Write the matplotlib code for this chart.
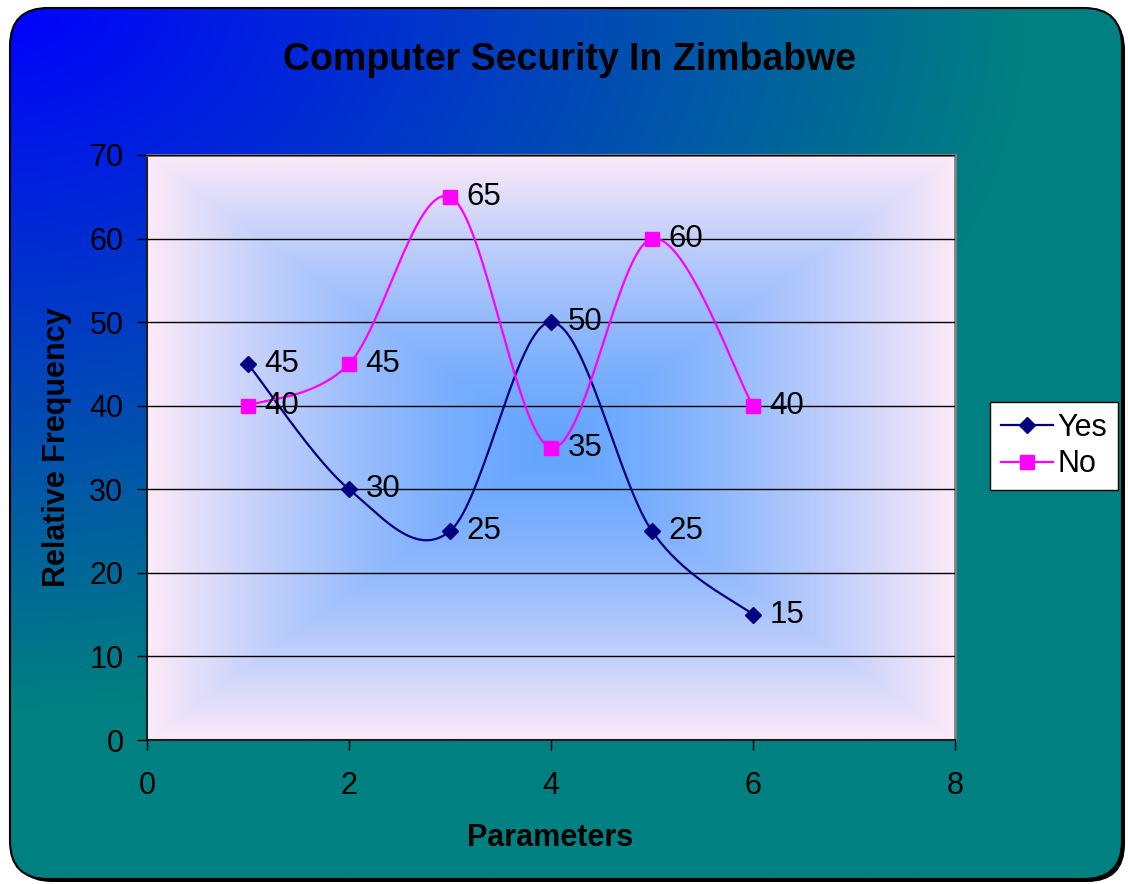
import numpy as np
import matplotlib
matplotlib.use("Agg")
import matplotlib.pyplot as plt
from matplotlib.patches import FancyBboxPatch
from matplotlib.lines import Line2D

plt.rcParams['font.family'] = ['Liberation Sans', 'DejaVu Sans']

# ---- data ----
title = "Computer Security In Zimbabwe"
x_label = "Parameters"
y_label = "Relative Frequency"
params = [1, 2, 3, 4, 5, 6]
yes_vals = [45, 30, 25, 50, 25, 15]
no_vals = [40, 45, 65, 35, 60, 40]
series_names = ["Yes", "No"]
x_ticks = [0, 2, 4, 6, 8]
y_ticks = [0, 10, 20, 30, 40, 50, 60, 70]

W, H = 1128, 884
fig = plt.figure(figsize=(W / 100, H / 100), dpi=100)
fig.patch.set_facecolor('white')

# ---- background: rounded rectangle with gradient ----
bg = fig.add_axes([0, 0, 1, 1], zorder=-10)
bg.set_xlim(0, W)
bg.set_ylim(H, 0)
bg.axis('off')
xx, yy = np.meshgrid(np.linspace(0, 1, 400), np.linspace(0, 1, 320))
t = np.clip(np.sqrt((1.1 * xx) ** 2 + (1.25 * yy) ** 2), 0, 1)
c0 = np.array([0, 0, 255]) / 255.0
c1 = np.array([0, 128, 128]) / 255.0
img = c0[None, None, :] * (1 - t[..., None]) + c1[None, None, :] * t[..., None]
shadow = FancyBboxPatch((14, 12), 1111, 870, boxstyle="round,pad=0,rounding_size=38",
                        facecolor='black', edgecolor='none', transform=bg.transData)
bg.add_patch(shadow)
box = FancyBboxPatch((10, 8), 1112, 871, boxstyle="round,pad=0,rounding_size=38",
                     facecolor='none', edgecolor='black', linewidth=1.5, transform=bg.transData)
im = bg.imshow(img, extent=[0, W, H, 0], aspect='auto', zorder=1)
im.set_clip_path(box)
bg.add_patch(box)
box.set_zorder(2)

# ---- main axes ----
left, right, top, bottom = 147, 955, 155, 740
ax = fig.add_axes([left / W, 1 - bottom / H, (right - left) / W, (bottom - top) / H], zorder=1)
ax.patch.set_visible(False)
ax.set_xlim(0, 8)
ax.set_ylim(0, 70)

# plot-area rectangular gradient (from centre)
u, v = np.meshgrid(np.linspace(-1, 1, 500), np.linspace(-1, 1, 400))
r = np.maximum(np.abs(u), np.abs(v))
r = np.clip(r, 0, 1) ** 1.4
cc = np.array([100, 165, 255]) / 255.0
ce = np.array([252, 234, 248]) / 255.0
pimg = cc[None, None, :] * (1 - r[..., None]) + ce[None, None, :] * r[..., None]
ax.imshow(pimg, extent=[0, 8, 0, 70], aspect='auto', zorder=0, interpolation='bilinear')


def smooth(xs, ys, n=40):
    P = np.column_stack([xs, ys]).astype(float)
    Pext = np.vstack([P[0], P, P[-1]])
    out = []
    for i in range(len(P) - 1):
        p0, p1, p2, p3 = Pext[i], Pext[i + 1], Pext[i + 2], Pext[i + 3]
        b1 = p1 + (p2 - p0) / 6.0
        b2 = p2 - (p3 - p1) / 6.0
        tt = np.linspace(0, 1, n)[:, None]
        seg = ((1 - tt) ** 3) * p1 + 3 * ((1 - tt) ** 2) * tt * b1 + 3 * (1 - tt) * tt ** 2 * b2 + tt ** 3 * p2
        out.append(seg if i == 0 else seg[1:])
    S = np.vstack(out)
    return S[:, 0], S[:, 1]


yes_color = '#000080'
no_color = '#FF00FF'
sx, sy = smooth(params, yes_vals)
ax.plot(sx, sy, color=yes_color, lw=1.6, zorder=3)
ax.plot(params, yes_vals, ls='none', marker='D', ms=8, color=yes_color, zorder=4)
sx, sy = smooth(params, no_vals)
ax.plot(sx, sy, color=no_color, lw=1.6, zorder=3)
ax.plot(params, no_vals, ls='none', marker='s', ms=10, color=no_color, zorder=4)

for xv, yv in zip(params, yes_vals):
    ax.annotate(str(yv), (xv, yv), xytext=(12, 0), textcoords='offset points',
                ha='left', va='center', fontsize=22.5, color='black', zorder=5)
for xv, yv in zip(params, no_vals):
    ax.annotate(str(yv), (xv, yv), xytext=(12, 0), textcoords='offset points',
                ha='left', va='center', fontsize=22.5, color='black', zorder=5)

ax.set_xticks(x_ticks)
ax.set_yticks(y_ticks)
ax.tick_params(axis='both', direction='out', length=7, width=1, color='black',
               labelsize=22, labelcolor='black')
ax.tick_params(axis='y', pad=10)
ax.tick_params(axis='x', pad=15)
ax.yaxis.grid(True, color='black', lw=1)
ax.set_axisbelow(False)
for g in ax.get_ygridlines():
    g.set_zorder(1)
for s in ['top', 'right']:
    ax.spines[s].set_color('#808080')
    ax.spines[s].set_linewidth(2)
for s in ['left', 'bottom']:
    ax.spines[s].set_color('#202020')
    ax.spines[s].set_linewidth(1.5)

# ---- texts ----
fig.text(570 / W, 1 - 60 / H, title, ha='center', va='center', fontsize=27, fontweight='bold')
fig.text(550 / W, 1 - 838 / H, x_label, ha='center', va='center', fontsize=22, fontweight='bold')
fig.text(57 / W, 1 - 447 / H, y_label, ha='center', va='center', fontsize=22,
         fontweight='bold', rotation=90)

# ---- legend ----
handles = [Line2D([], [], color=yes_color, lw=1.6, marker='D', ms=8),
           Line2D([], [], color=no_color, lw=1.6, marker='s', ms=10)]
leg = ax.legend(handles, series_names, loc='upper left',
                bbox_to_anchor=(990 / W, 1 - 402 / H), bbox_transform=fig.transFigure,
                fontsize=22, frameon=True, fancybox=False, framealpha=1,
                edgecolor='black', facecolor='white', handlelength=1.7,
                handletextpad=0.15, borderpad=0.35, labelspacing=0.22, borderaxespad=0)
leg.get_frame().set_linewidth(1)

fig.savefig('out.png', dpi=100)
• • • • • • •
THE REQUEST
Leave out the pictures and output the rest of the material exactly as written.

THE OUTPUT
Write the matplotlib code for this chart.
import numpy as np
import matplotlib
matplotlib.use("Agg")
import matplotlib.pyplot as plt
from matplotlib.patches import FancyBboxPatch
from matplotlib.lines import Line2D

plt.rcParams['font.family'] = ['Liberation Sans', 'DejaVu Sans']

# ---- data ----
title = "Computer Security In Zimbabwe"
x_label = "Parameters"
y_label = "Relative Frequency"
params = [1, 2, 3, 4, 5, 6]
yes_vals = [45, 30, 25, 50, 25, 15]
no_vals = [40, 45, 65, 35, 60, 40]
series_names = ["Yes", "No"]
x_ticks = [0, 2, 4, 6, 8]
y_ticks = [0, 10, 20, 30, 40, 50, 60, 70]

W, H = 1128, 884
fig = plt.figure(figsize=(W / 100, H / 100), dpi=100)
fig.patch.set_facecolor('white')

# ---- background: rounded rectangle with gradient ----
bg = fig.add_axes([0, 0, 1, 1], zorder=-10)
bg.set_xlim(0, W)
bg.set_ylim(H, 0)
bg.axis('off')
xx, yy = np.meshgrid(np.linspace(0, 1, 400), np.linspace(0, 1, 320))
t = np.clip(np.sqrt((1.1 * xx) ** 2 + (1.25 * yy) ** 2), 0, 1)
c0 = np.array([0, 0, 255]) / 255.0
c1 = np.array([0, 128, 128]) / 255.0
img = c0[None, None, :] * (1 - t[..., None]) + c1[None, None, :] * t[..., None]
shadow = FancyBboxPatch((14, 12), 1111, 870, boxstyle="round,pad=0,rounding_size=38",
                        facecolor='black', edgecolor='none', transform=bg.transData)
bg.add_patch(shadow)
box = FancyBboxPatch((10, 8), 1112, 871, boxstyle="round,pad=0,rounding_size=38",
                     facecolor='none', edgecolor='black', linewidth=1.5, transform=bg.transData)
im = bg.imshow(img, extent=[0, W, H, 0], aspect='auto', zorder=1)
im.set_clip_path(box)
bg.add_patch(box)
box.set_zorder(2)

# ---- main axes ----
left, right, top, bottom = 147, 955, 155, 740
ax = fig.add_axes([left / W, 1 - bottom / H, (right - left) / W, (bottom - top) / H], zorder=1)
ax.patch.set_visible(False)
ax.set_xlim(0, 8)
ax.set_ylim(0, 70)

# plot-area rectangular gradient (from centre)
u, v = np.meshgrid(np.linspace(-1, 1, 500), np.linspace(-1, 1, 400))
r = np.maximum(np.abs(u), np.abs(v))
r = np.clip(r, 0, 1) ** 1.4
cc = np.array([100, 165, 255]) / 255.0
ce = np.array([252, 234, 248]) / 255.0
pimg = cc[None, None, :] * (1 - r[..., None]) + ce[None, None, :] * r[..., None]
ax.imshow(pimg, extent=[0, 8, 0, 70], aspect='auto', zorder=0, interpolation='bilinear')


def smooth(xs, ys, n=40):
    P = np.column_stack([xs, ys]).astype(float)
    Pext = np.vstack([P[0], P, P[-1]])
    out = []
    for i in range(len(P) - 1):
        p0, p1, p2, p3 = Pext[i], Pext[i + 1], Pext[i + 2], Pext[i + 3]
        b1 = p1 + (p2 - p0) / 6.0
        b2 = p2 - (p3 - p1) / 6.0
        tt = np.linspace(0, 1, n)[:, None]
        seg = ((1 - tt) ** 3) * p1 + 3 * ((1 - tt) ** 2) * tt * b1 + 3 * (1 - tt) * tt ** 2 * b2 + tt ** 3 * p2
        out.append(seg if i == 0 else seg[1:])
    S = np.vstack(out)
    return S[:, 0], S[:, 1]


yes_color = '#000080'
no_color = '#FF00FF'
sx, sy = smooth(params, yes_vals)
ax.plot(sx, sy, color=yes_color, lw=1.6, zorder=3)
ax.plot(params, yes_vals, ls='none', marker='D', ms=8, color=yes_color, zorder=4)
sx, sy = smooth(params, no_vals)
ax.plot(sx, sy, color=no_color, lw=1.6, zorder=3)
ax.plot(params, no_vals, ls='none', marker='s', ms=10, color=no_color, zorder=4)

for xv, yv in zip(params, yes_vals):
    ax.annotate(str(yv), (xv, yv), xytext=(12, 0), textcoords='offset points',
                ha='left', va='center', fontsize=22.5, color='black', zorder=5)
for xv, yv in zip(params, no_vals):
    ax.annotate(str(yv), (xv, yv), xytext=(12, 0), textcoords='offset points',
                ha='left', va='center', fontsize=22.5, color='black', zorder=5)

ax.set_xticks(x_ticks)
ax.set_yticks(y_ticks)
ax.tick_params(axis='both', direction='out', length=7, width=1, color='black',
               labelsize=22, labelcolor='black')
ax.tick_params(axis='y', pad=10)
ax.tick_params(axis='x', pad=15)
ax.yaxis.grid(True, color='black', lw=1)
ax.set_axisbelow(False)
for g in ax.get_ygridlines():
    g.set_zorder(1)
for s in ['top', 'right']:
    ax.spines[s].set_color('#808080')
    ax.spines[s].set_linewidth(2)
for s in ['left', 'bottom']:
    ax.spines[s].set_color('#202020')
    ax.spines[s].set_linewidth(1.5)

# ---- texts ----
fig.text(570 / W, 1 - 60 / H, title, ha='center', va='center', fontsize=27, fontweight='bold')
fig.text(550 / W, 1 - 838 / H, x_label, ha='center', va='center', fontsize=22, fontweight='bold')
fig.text(57 / W, 1 - 447 / H, y_label, ha='center', va='center', fontsize=22,
         fontweight='bold', rotation=90)

# ---- legend ----
handles = [Line2D([], [], color=yes_color, lw=1.6, marker='D', ms=8),
           Line2D([], [], color=no_color, lw=1.6, marker='s', ms=10)]
leg = ax.legend(handles, series_names, loc='upper left',
                bbox_to_anchor=(990 / W, 1 - 402 / H), bbox_transform=fig.transFigure,
                fontsize=22, frameon=True, fancybox=False, framealpha=1,
                edgecolor='black', facecolor='white', handlelength=1.7,
                handletextpad=0.15, borderpad=0.35, labelspacing=0.22, borderaxespad=0)
leg.get_frame().set_linewidth(1)

fig.savefig('out.png', dpi=100)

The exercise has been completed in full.